How can I say that? Look around. We live in an exclusively oriented universe. Things are the way they are. Yes, it is true that people have different and conflicting perspectives, but they are not all equally valid. Some opinions are correct, some are partly so, and some are absolutely wrong. Sometimes someone thinks they have a complete insight on something, when they just have a piece of the puzzle, but that people may have an overblown opinion doesn’t make all other opinions equally correct. We do need to learn from each other, but pretending that truth is what you make it to be is nonsense.

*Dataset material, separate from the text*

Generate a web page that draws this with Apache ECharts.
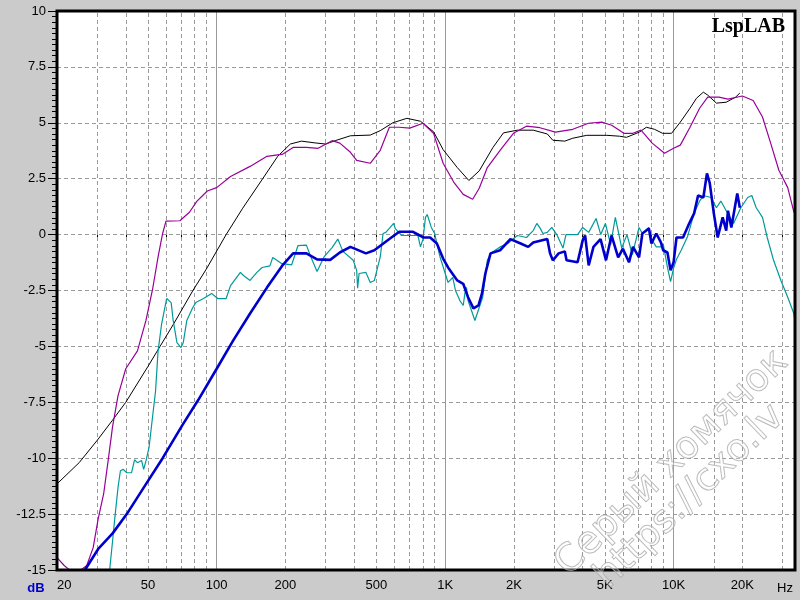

For example, there may be more than one way to make an airplane, but there are many more wrong ways. And of the right ways, they must be built based on sound aeronautical principles or else they won’t fly, at least not for long. I wouldn’t want to get in an airplane built by a manufacturer who applies the same kind of “to-each-his-own” principles to airplane design as some people apply to spirituality. Contrary to popular thought the universe is not the product of meaningless, randomization, but purposeful design. Everywhere you look we find complex systems that work the way they do, because they are designed to work that way. Why would spiritual forces be any different?

You know the saying “all roads lead to Rome.” You know that’s not true, don’t you? Only the roads that lead to Rome do. The other roads take you somewhere else. Yeshua said, “I am the way, and the truth, and the life. No one comes to the Father except through me” (John 14:6). You can try getting to the real and true God any other way besides the Messiah, but you won’t get there.

This is why the people of Israel were told by God through Moses not to attempt to worship him on their own terms. God is who God is. He instructs us as to how we are to relate to him. To reject that notion may actually lead to a society that sacrifices its children on the altar of personal preference.